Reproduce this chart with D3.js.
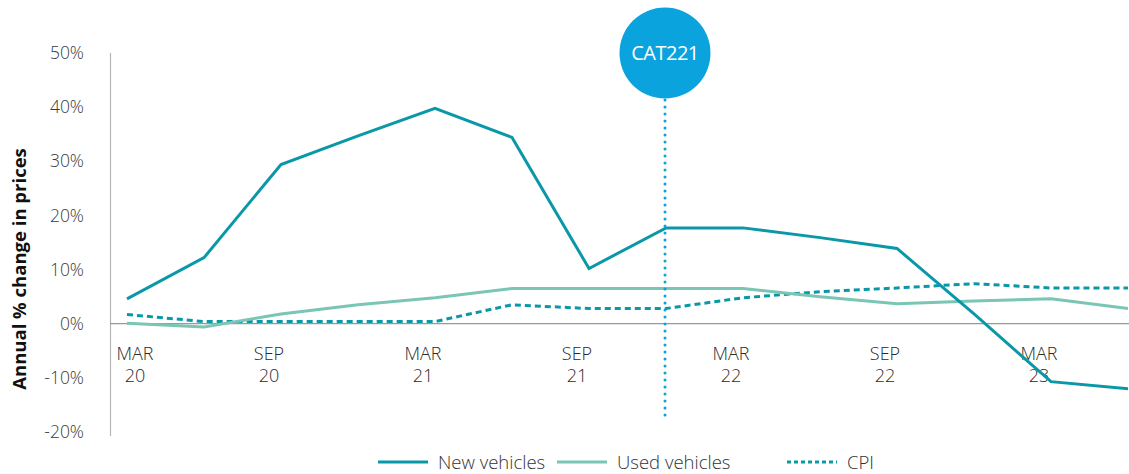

###

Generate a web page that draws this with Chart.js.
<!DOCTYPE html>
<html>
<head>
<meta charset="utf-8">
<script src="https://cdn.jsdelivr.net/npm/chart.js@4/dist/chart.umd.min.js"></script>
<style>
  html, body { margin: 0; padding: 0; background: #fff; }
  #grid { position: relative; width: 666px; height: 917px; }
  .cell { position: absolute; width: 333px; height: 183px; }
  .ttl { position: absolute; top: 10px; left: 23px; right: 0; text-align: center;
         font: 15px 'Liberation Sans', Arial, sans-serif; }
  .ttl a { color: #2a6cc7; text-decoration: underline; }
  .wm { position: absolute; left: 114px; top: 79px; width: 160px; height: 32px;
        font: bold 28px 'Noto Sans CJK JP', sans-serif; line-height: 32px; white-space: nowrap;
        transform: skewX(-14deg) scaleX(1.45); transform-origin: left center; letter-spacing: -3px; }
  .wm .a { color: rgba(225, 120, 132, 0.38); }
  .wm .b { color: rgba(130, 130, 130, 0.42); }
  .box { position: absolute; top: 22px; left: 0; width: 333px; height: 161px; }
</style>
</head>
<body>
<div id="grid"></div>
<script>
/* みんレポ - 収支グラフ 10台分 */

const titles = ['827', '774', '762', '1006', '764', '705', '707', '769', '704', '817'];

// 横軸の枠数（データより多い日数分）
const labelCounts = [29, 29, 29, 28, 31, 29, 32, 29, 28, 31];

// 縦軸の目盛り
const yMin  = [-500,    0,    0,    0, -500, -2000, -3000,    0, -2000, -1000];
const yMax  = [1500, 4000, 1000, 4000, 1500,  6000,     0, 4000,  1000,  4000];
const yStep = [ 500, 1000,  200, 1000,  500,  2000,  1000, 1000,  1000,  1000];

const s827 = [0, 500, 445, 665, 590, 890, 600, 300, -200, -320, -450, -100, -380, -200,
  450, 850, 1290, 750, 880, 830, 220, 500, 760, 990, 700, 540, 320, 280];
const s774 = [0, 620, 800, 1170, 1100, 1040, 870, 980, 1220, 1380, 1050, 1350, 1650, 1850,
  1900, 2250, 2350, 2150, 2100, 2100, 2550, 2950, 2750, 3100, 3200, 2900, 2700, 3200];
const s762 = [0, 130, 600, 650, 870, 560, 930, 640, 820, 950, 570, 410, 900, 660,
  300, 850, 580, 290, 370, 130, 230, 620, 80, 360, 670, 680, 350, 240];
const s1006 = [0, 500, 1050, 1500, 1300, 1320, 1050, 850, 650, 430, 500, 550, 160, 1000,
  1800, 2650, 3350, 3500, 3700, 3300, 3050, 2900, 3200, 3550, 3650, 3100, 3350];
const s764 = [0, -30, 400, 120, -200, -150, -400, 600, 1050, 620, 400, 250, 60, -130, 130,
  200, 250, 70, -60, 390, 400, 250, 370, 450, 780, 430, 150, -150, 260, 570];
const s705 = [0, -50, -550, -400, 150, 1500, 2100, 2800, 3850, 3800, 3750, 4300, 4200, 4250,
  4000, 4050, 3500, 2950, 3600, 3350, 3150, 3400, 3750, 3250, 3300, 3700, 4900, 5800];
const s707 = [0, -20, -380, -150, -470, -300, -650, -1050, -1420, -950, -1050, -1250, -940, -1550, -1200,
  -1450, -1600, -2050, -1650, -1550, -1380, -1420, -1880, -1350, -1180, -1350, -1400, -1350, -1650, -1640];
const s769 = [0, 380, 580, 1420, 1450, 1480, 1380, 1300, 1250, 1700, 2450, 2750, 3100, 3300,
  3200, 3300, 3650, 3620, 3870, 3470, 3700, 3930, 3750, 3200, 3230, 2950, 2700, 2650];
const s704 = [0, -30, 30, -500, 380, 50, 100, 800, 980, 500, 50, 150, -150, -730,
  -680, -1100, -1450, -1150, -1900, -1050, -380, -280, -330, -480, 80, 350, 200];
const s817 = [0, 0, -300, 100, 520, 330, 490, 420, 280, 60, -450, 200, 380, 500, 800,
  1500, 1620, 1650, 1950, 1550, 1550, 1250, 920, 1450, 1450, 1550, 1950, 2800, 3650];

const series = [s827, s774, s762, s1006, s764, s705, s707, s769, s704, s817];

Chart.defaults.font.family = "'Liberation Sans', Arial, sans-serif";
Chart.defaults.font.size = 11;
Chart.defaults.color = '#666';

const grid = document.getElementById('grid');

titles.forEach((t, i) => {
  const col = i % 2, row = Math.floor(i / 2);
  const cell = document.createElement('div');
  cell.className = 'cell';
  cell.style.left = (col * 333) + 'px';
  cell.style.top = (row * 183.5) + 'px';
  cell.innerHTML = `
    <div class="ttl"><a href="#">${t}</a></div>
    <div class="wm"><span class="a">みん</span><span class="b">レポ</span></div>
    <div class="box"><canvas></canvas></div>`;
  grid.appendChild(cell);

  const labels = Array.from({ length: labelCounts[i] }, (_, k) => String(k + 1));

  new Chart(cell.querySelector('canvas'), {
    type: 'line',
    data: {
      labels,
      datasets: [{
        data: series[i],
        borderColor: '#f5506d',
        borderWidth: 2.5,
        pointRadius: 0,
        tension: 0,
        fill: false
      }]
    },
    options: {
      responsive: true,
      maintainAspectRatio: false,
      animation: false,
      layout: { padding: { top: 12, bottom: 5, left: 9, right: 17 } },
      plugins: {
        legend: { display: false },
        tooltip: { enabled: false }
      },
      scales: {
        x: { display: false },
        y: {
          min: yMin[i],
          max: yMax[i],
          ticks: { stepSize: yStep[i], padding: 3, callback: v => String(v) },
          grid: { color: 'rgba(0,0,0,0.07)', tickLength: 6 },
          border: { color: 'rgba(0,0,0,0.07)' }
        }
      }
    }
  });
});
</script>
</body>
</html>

###

| Written request |
Extract every line above containing the word "with".

| Solution to this task |
Reproduce this chart with D3.js.
Generate a web page that draws this with Chart.js.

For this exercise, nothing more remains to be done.